- _STORED DATA_:
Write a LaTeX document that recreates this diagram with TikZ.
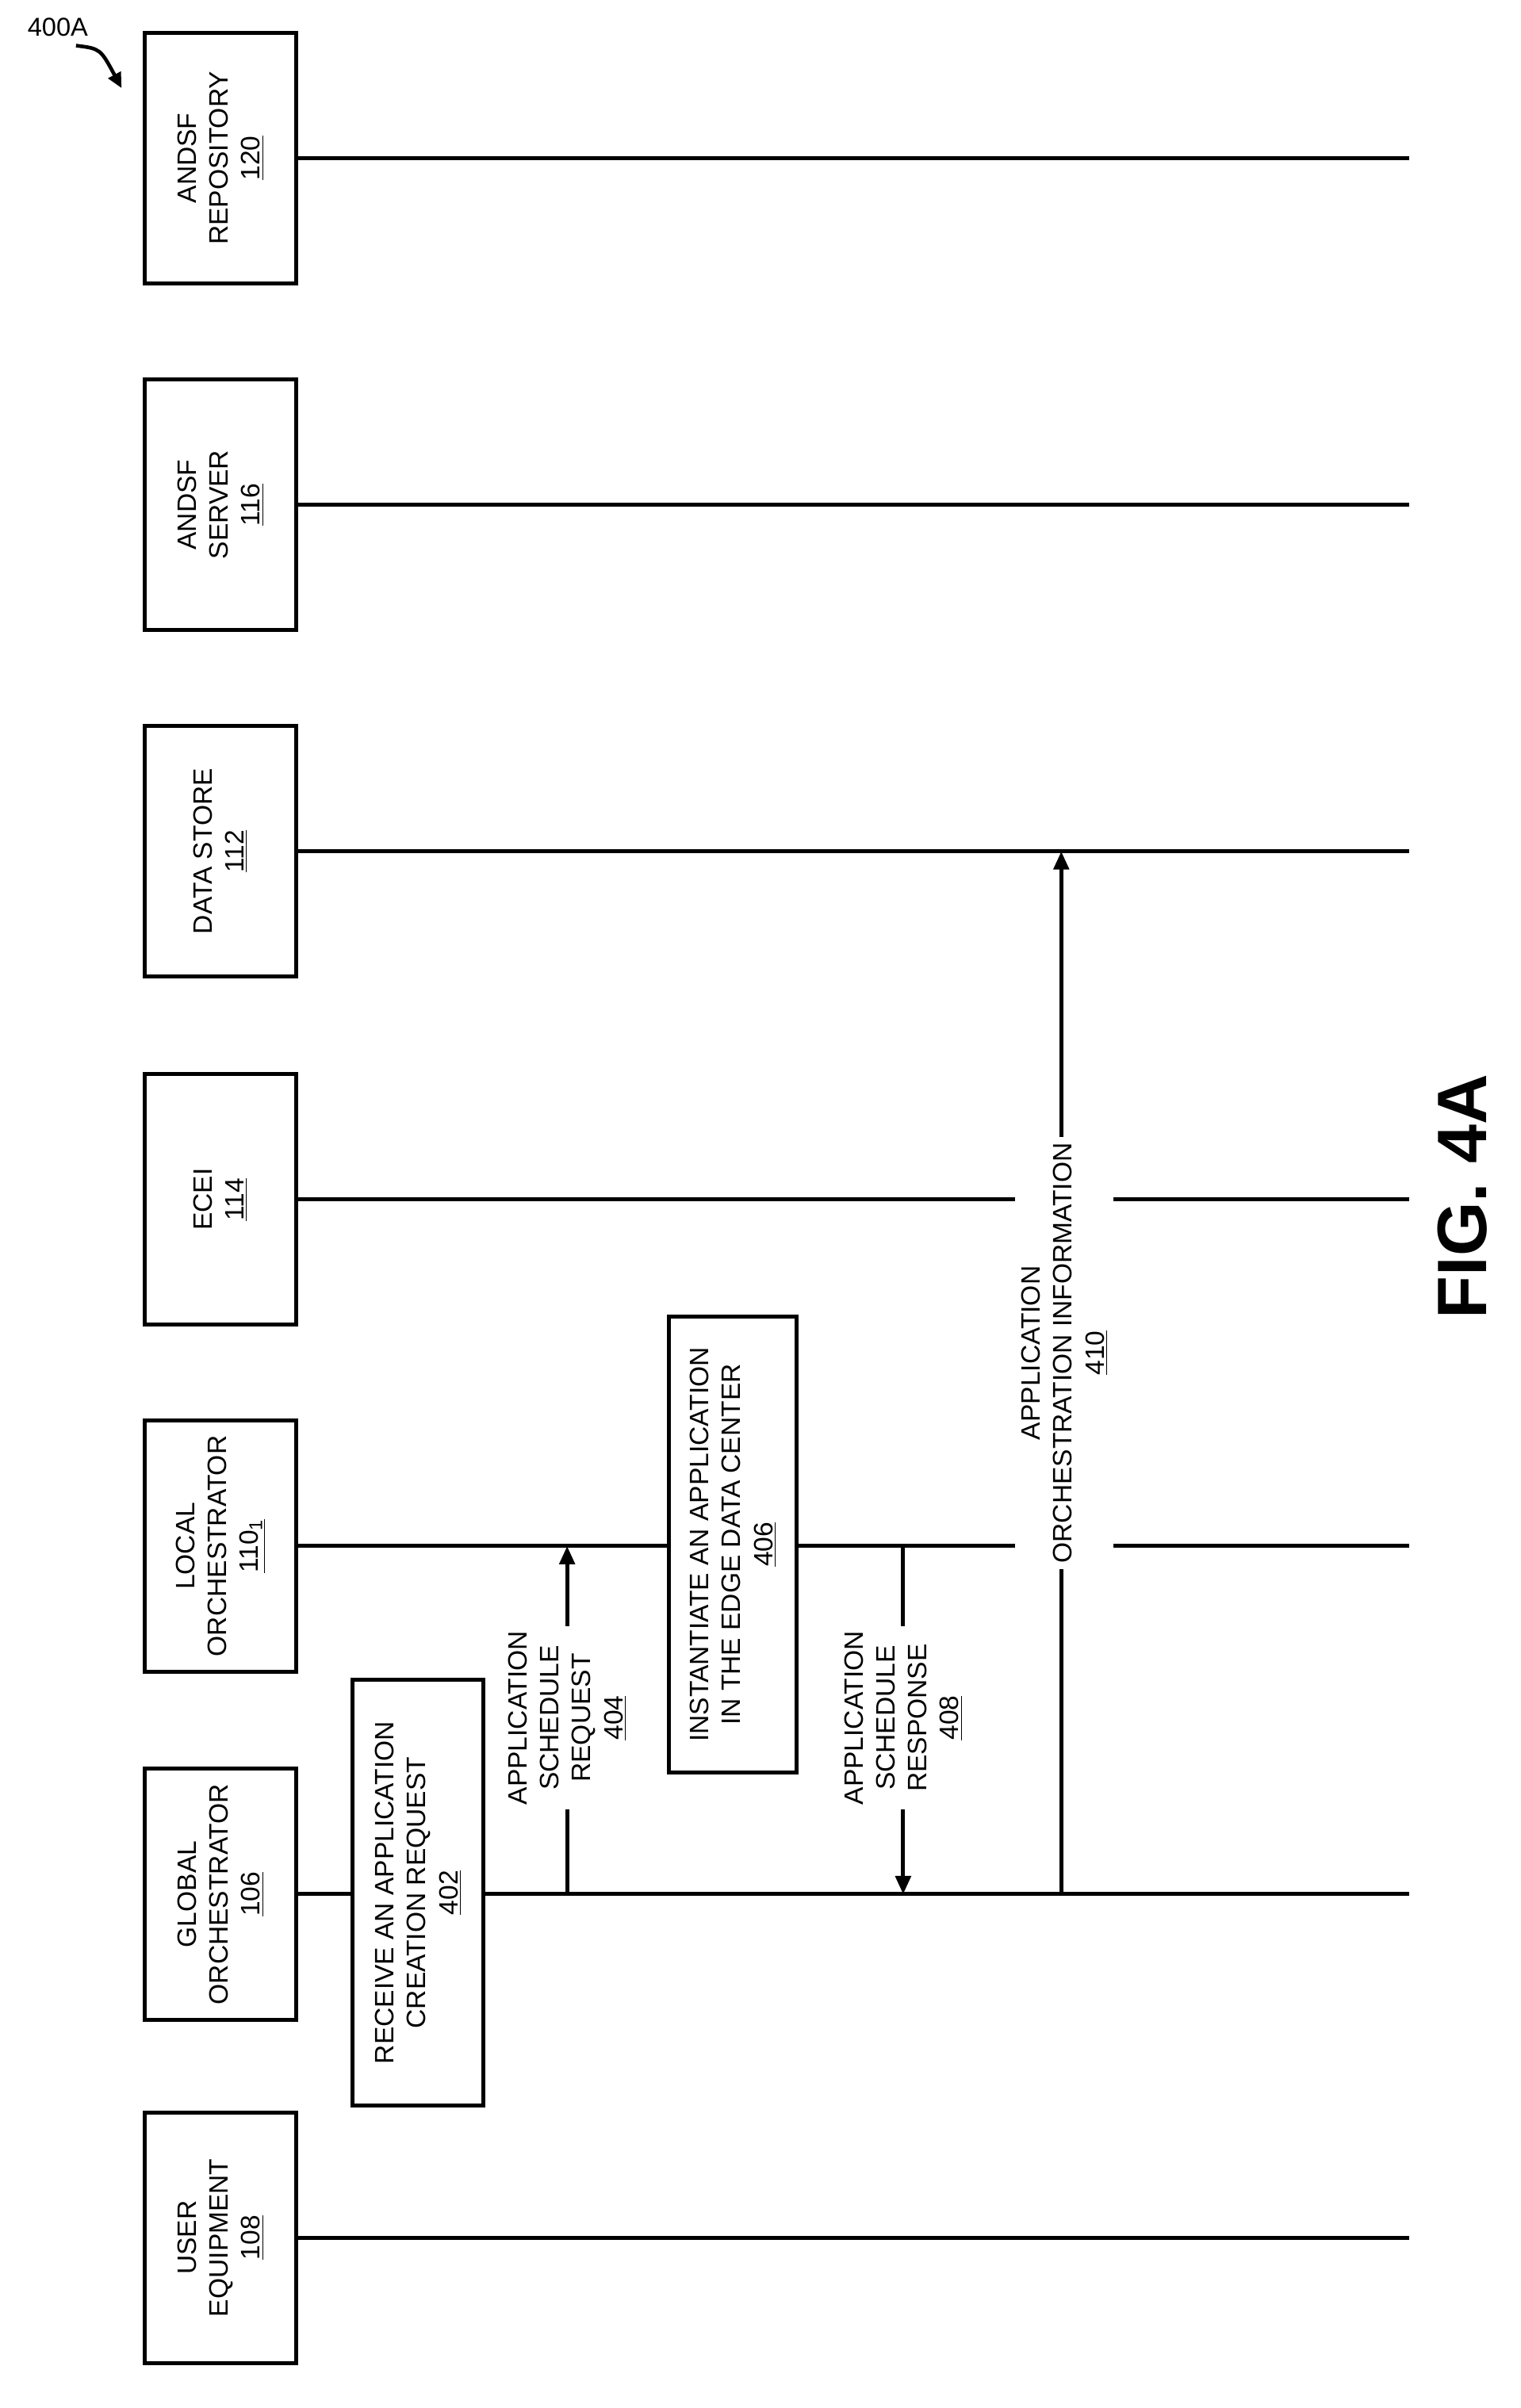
\documentclass[tikz,border=0pt]{standalone}
\usepackage{fontspec}
\setmainfont{Liberation Sans}
\usetikzlibrary{arrows.meta}
\begin{document}
\begin{tikzpicture}[x=1pt,y=-1pt,
  ent/.style={draw,line width=2.6pt,minimum width=100pt,minimum height=165pt,inner sep=0},
  lbl/.style={rotate=90,align=center,font=\fontsize{17.5}{21}\selectfont},
  life/.style={line width=2.6pt},
  msg/.style={line width=2.6pt,-{Triangle[length=12pt,width=10pt]}},
  act/.style={draw,line width=2.6pt,fill=white,inner sep=0}]
\useasboundingbox (0,0) rectangle (1000,1584);
\foreach \n/\y/\t in {rep/104/{ANDSF\\REPOSITORY\\\underline{120}},srv/332/{ANDSF\\SERVER\\\underline{116}},ds/560/{DATA STORE\\\underline{112}},ecei/789/{ECEI\\\underline{114}},lo/1017/{LOCAL\\ORCHESTRATOR\\\underline{110\textsubscript{1}}},go/1246/{GLOBAL\\ORCHESTRATOR\\\underline{106}},ue/1472/{USER\\EQUIPMENT\\\underline{108}}}{
  \node[ent] (\n) at (145,\y) {};
  \node[lbl] at (\n.center) {\t};
  \coordinate (\n e) at (927,\y);
  \draw[life] (\n.east) -- (\n e);
}
\node[act,minimum width=86pt,minimum height=280pt] (b402) at (275,1245) {};
\node[lbl] at (b402.center) {RECEIVE AN APPLICATION\\CREATION REQUEST\\\underline{402}};
\coordinate (a404s) at (373,1246); \coordinate (a404e) at (373,1017);
\draw[msg] (a404s) -- (a404e);
\node[lbl,fill=white,inner sep=3pt] (l404) at (373,1130) {APPLICATION\\SCHEDULE\\REQUEST\\\underline{404}};
\node[act,minimum width=84pt,minimum height=300pt] (b406) at (482,1016) {};
\node[lbl] at (b406.center) {INSTANTIATE AN APPLICATION\\IN THE EDGE DATA CENTER\\\underline{406}};
\coordinate (a408s) at (594,1017); \coordinate (a408e) at (594,1246);
\draw[msg] (a408s) -- (a408e);
\node[lbl,fill=white,inner sep=3pt] (l408) at (594,1130) {APPLICATION\\SCHEDULE\\RESPONSE\\\underline{408}};
\coordinate (a410s) at (698,1246); \coordinate (a410e) at (698,560);
\draw[msg] (a410s) -- (a410e);
\node[lbl,fill=white,inner sep=4pt] (l410) at (700,890) {APPLICATION\\ORCHESTRATION INFORMATION\\\underline{410}};
\node[rotate=90,font=\bfseries\fontsize{46}{50}\selectfont] (fig) at (962,787) {FIG. 4A};
\node[font=\fontsize{17}{20}\selectfont] (t400) at (38,18) {400A};
\coordinate (c400) at (80,58);
\draw[line width=2.4pt,-{Triangle[length=10pt,width=9pt]}] (50,30) .. controls (66,32) .. (c400);
\end{tikzpicture}
\end{document}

- _WRITTEN REQUEST_: Set the listing down in full and exactly. Pictures within it should not appear in the copy.

- _THE COMPLETED TASK_:
Write a LaTeX document that recreates this diagram with TikZ.
\documentclass[tikz,border=0pt]{standalone}
\usepackage{fontspec}
\setmainfont{Liberation Sans}
\usetikzlibrary{arrows.meta}
\begin{document}
\begin{tikzpicture}[x=1pt,y=-1pt,
  ent/.style={draw,line width=2.6pt,minimum width=100pt,minimum height=165pt,inner sep=0},
  lbl/.style={rotate=90,align=center,font=\fontsize{17.5}{21}\selectfont},
  life/.style={line width=2.6pt},
  msg/.style={line width=2.6pt,-{Triangle[length=12pt,width=10pt]}},
  act/.style={draw,line width=2.6pt,fill=white,inner sep=0}]
\useasboundingbox (0,0) rectangle (1000,1584);
\foreach \n/\y/\t in {rep/104/{ANDSF\\REPOSITORY\\\underline{120}},srv/332/{ANDSF\\SERVER\\\underline{116}},ds/560/{DATA STORE\\\underline{112}},ecei/789/{ECEI\\\underline{114}},lo/1017/{LOCAL\\ORCHESTRATOR\\\underline{110\textsubscript{1}}},go/1246/{GLOBAL\\ORCHESTRATOR\\\underline{106}},ue/1472/{USER\\EQUIPMENT\\\underline{108}}}{
  \node[ent] (\n) at (145,\y) {};
  \node[lbl] at (\n.center) {\t};
  \coordinate (\n e) at (927,\y);
  \draw[life] (\n.east) -- (\n e);
}
\node[act,minimum width=86pt,minimum height=280pt] (b402) at (275,1245) {};
\node[lbl] at (b402.center) {RECEIVE AN APPLICATION\\CREATION REQUEST\\\underline{402}};
\coordinate (a404s) at (373,1246); \coordinate (a404e) at (373,1017);
\draw[msg] (a404s) -- (a404e);
\node[lbl,fill=white,inner sep=3pt] (l404) at (373,1130) {APPLICATION\\SCHEDULE\\REQUEST\\\underline{404}};
\node[act,minimum width=84pt,minimum height=300pt] (b406) at (482,1016) {};
\node[lbl] at (b406.center) {INSTANTIATE AN APPLICATION\\IN THE EDGE DATA CENTER\\\underline{406}};
\coordinate (a408s) at (594,1017); \coordinate (a408e) at (594,1246);
\draw[msg] (a408s) -- (a408e);
\node[lbl,fill=white,inner sep=3pt] (l408) at (594,1130) {APPLICATION\\SCHEDULE\\RESPONSE\\\underline{408}};
\coordinate (a410s) at (698,1246); \coordinate (a410e) at (698,560);
\draw[msg] (a410s) -- (a410e);
\node[lbl,fill=white,inner sep=4pt] (l410) at (700,890) {APPLICATION\\ORCHESTRATION INFORMATION\\\underline{410}};
\node[rotate=90,font=\bfseries\fontsize{46}{50}\selectfont] (fig) at (962,787) {FIG. 4A};
\node[font=\fontsize{17}{20}\selectfont] (t400) at (38,18) {400A};
\coordinate (c400) at (80,58);
\draw[line width=2.4pt,-{Triangle[length=10pt,width=9pt]}] (50,30) .. controls (66,32) .. (c400);
\end{tikzpicture}
\end{document}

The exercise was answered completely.